When we run out of land, it’s time for ‘blue proteins’
When Fredrik Gröndahl looks at the sea, he sees the potential to relieve humanity of its near-total, and increasingly unsustainable reliance on arable land. The answer to feeding the world is to turn to industrial-scale seaweed farming.
“This is part of the protein shift that everyone is talking about,” Gröndahl says. “By 2050 there will be 11 billion people on Earth and we will need to go for these real proteins, these blue proteins."
For more than a decade the KTH associate professor has devoted his research to transitioning to sea agriculture. He is one of the founders of Nordic Seafarm, the commercial spin-off from Seafarm, a Swedish FORMAS-funded project based at KTH that helps to commercialize aquaculture research; and he leads the Centre for Future Seafood, Blue Food at KTH. Blue Food involves 70 partners, including multiple universities and a broad range of scientific disciplines and businesses.
Now Gröndahl is working with chefs and food companies to put seaweed on more plates in Sweden, and beyond.
Nordic Seafarm is producing sugar kelp, for products such as crisp bread, beer and gin, while Blue Food researchers have been exploring the potential of Sweden’s coastal waters as an industrial-scale source of nutrition, working with all types of marine protein sources.
Gröndahl’s aim is to develop seaweed beyond its most common—and minor—roles in the West as a supplement, flavor enhancer or food stabilizer. It’s easy to grow, it’s nutritious – and it’s low-impact on the environment, so it makes sense to incorporate it into food products and recipes, he says.

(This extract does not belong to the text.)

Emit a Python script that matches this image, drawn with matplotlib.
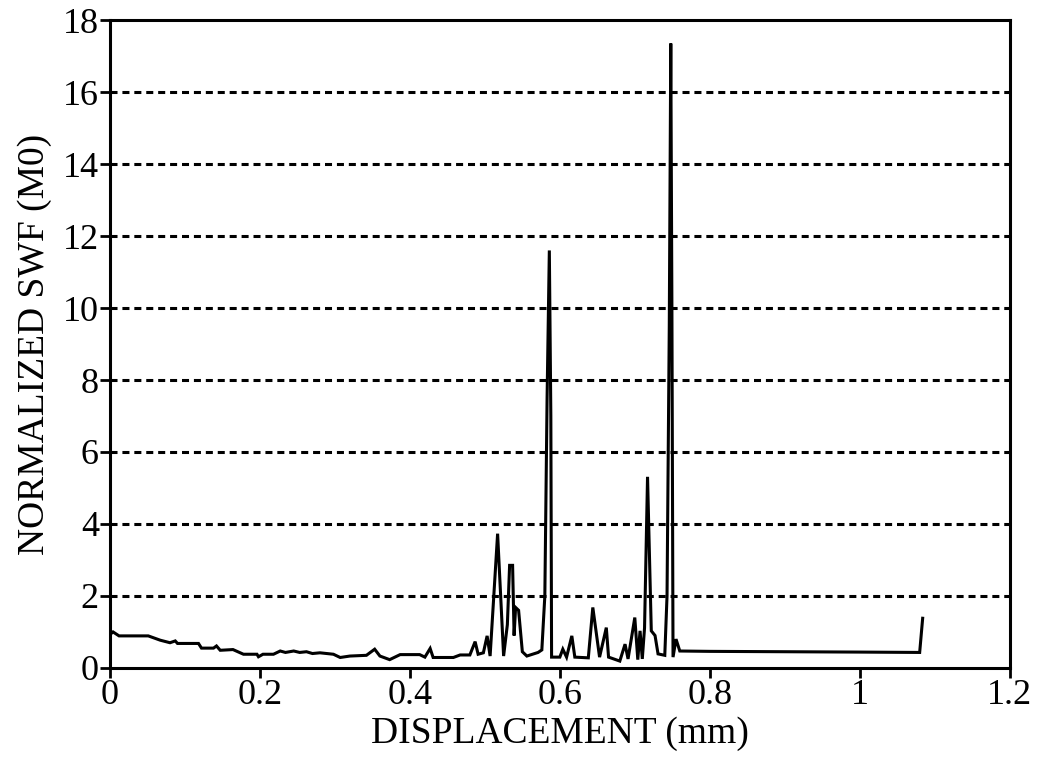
import matplotlib
matplotlib.use("Agg")
import matplotlib.pyplot as plt

displacement = [0.0, 0.004, 0.012, 0.051, 0.067, 0.080, 0.087, 0.090, 0.118, 0.122,
                0.138, 0.142, 0.147, 0.164, 0.178, 0.196, 0.198, 0.204, 0.218, 0.227,
                0.234, 0.245, 0.253, 0.262, 0.270, 0.280, 0.298, 0.307, 0.320, 0.342,
                0.353, 0.360, 0.373, 0.387, 0.413, 0.420, 0.427, 0.431, 0.458, 0.467,
                0.480, 0.487, 0.491, 0.498, 0.503, 0.507, 0.517, 0.525, 0.530, 0.533,
                0.537, 0.539, 0.541, 0.545, 0.550, 0.556, 0.571, 0.576, 0.580, 0.583,
                0.586, 0.588, 0.589, 0.600, 0.604, 0.609, 0.616, 0.620, 0.638, 0.644,
                0.653, 0.662, 0.665, 0.680, 0.687, 0.691, 0.700, 0.704, 0.707, 0.710,
                0.713, 0.717, 0.722, 0.727, 0.731, 0.740, 0.743, 0.746, 0.748, 0.7495,
                0.751, 0.755, 0.760, 0.800, 0.900, 1.000, 1.080, 1.084]
swf = [0.93, 1.00, 0.89, 0.89, 0.77, 0.70, 0.75, 0.68, 0.68, 0.55,
       0.55, 0.61, 0.49, 0.51, 0.38, 0.38, 0.31, 0.38, 0.38, 0.47,
       0.43, 0.47, 0.43, 0.45, 0.40, 0.42, 0.38, 0.29, 0.33, 0.35,
       0.52, 0.33, 0.23, 0.37, 0.37, 0.30, 0.54, 0.29, 0.29, 0.36,
       0.36, 0.73, 0.38, 0.42, 0.89, 0.33, 3.73, 0.33, 1.2, 2.85,
       2.85, 0.9, 1.68, 1.60, 0.45, 0.33, 0.43, 0.50, 2.0, 7.5,
       11.6, 7.0, 0.30, 0.30, 0.52, 0.30, 0.89, 0.30, 0.28, 1.68,
       0.30, 1.12, 0.30, 0.19, 0.66, 0.25, 1.40, 0.23, 1.03, 0.25,
       1.11, 5.31, 1.03, 0.90, 0.39, 0.35, 2.0, 9.5, 17.35, 10.0,
       0.30, 0.80, 0.47, 0.46, 0.45, 0.44, 0.43, 1.38]

x_ticks = [0, 0.2, 0.4, 0.6, 0.8, 1.0, 1.2]
x_tick_labels = ["0", "0.2", "0.4", "0.6", "0.8", "1", "1.2"]
y_ticks = [0, 2, 4, 6, 8, 10, 12, 14, 16, 18]

plt.rcParams['font.family'] = ['Liberation Serif', 'DejaVu Serif']

fig = plt.figure(figsize=(10.43, 7.59), dpi=100)
ax = fig.add_axes([0.1055, 0.12, 0.8625, 0.8535])

for yv in y_ticks[1:-1]:
    ax.axhline(yv, color='black', lw=2.2, linestyle=(0, (2.3, 1.6)), zorder=1)

ax.plot(displacement, swf, color='black', lw=2.2, solid_joinstyle='miter', zorder=3)

ax.set_xlim(0, 1.2)
ax.set_ylim(0, 18)
ax.set_xticks(x_ticks)
ax.set_xticklabels(x_tick_labels)
ax.set_yticks(y_ticks)
ax.tick_params(axis='both', direction='out', length=7, width=2, labelsize=26, pad=1,
               colors='black')
for s in ax.spines.values():
    s.set_linewidth(2.2)
    s.set_color('black')

ax.set_xlabel("DISPLACEMENT (mm)", fontsize=27, labelpad=3)
ax.set_ylabel("NORMALIZED SWF (M0)", fontsize=27, labelpad=8)

fig.savefig("out.png", dpi=100)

“Seaweed is one of the few plants that actually be a complement to the forest or agriculture of Sweden,” he says. “Algae beds are the forests of the sea and they grow very fast, so there is a capacity to develop it on an industrial scale—because 71 percent of the planet is blue.”
The dietary benefits of seaweed are no secret in Asia. It’s a staple in Japan, where it is used in nearly one-fifth of all meals consumed, providing a source of protein, magnesium, potassium, iron and other nutrients.
In recent months the Blue Food team has been collaborating directly with chefs at leading Scandinavian restaurants such as Fotografiska and Raw, as well as kitchens serving school cafeterias and senior centers. Gröndahl and his colleagues also have been a major global restaurant chain that is interested in incorporating seaweed into its recipes.
“But to get these out you have to scale up production in the sea,” he says. Seafarm has been developed the industrial expertise on a smaller scale, but permitting processes and restrictions for using coastal waters have complicated scaling up.
A 30-hectare farm off the west coast of Sweden and a biorefinery serve as Seafarm’s base. Around these platforms scientists from different fields and universities converge to develop more innovative ways to use seaweed, not just for food but also energy, materials and fertilizers.
The exploration of seaweed’s many benefits have proven compelling for industries, he says. “If we want to have a sustainable future, we just need to use the sea.”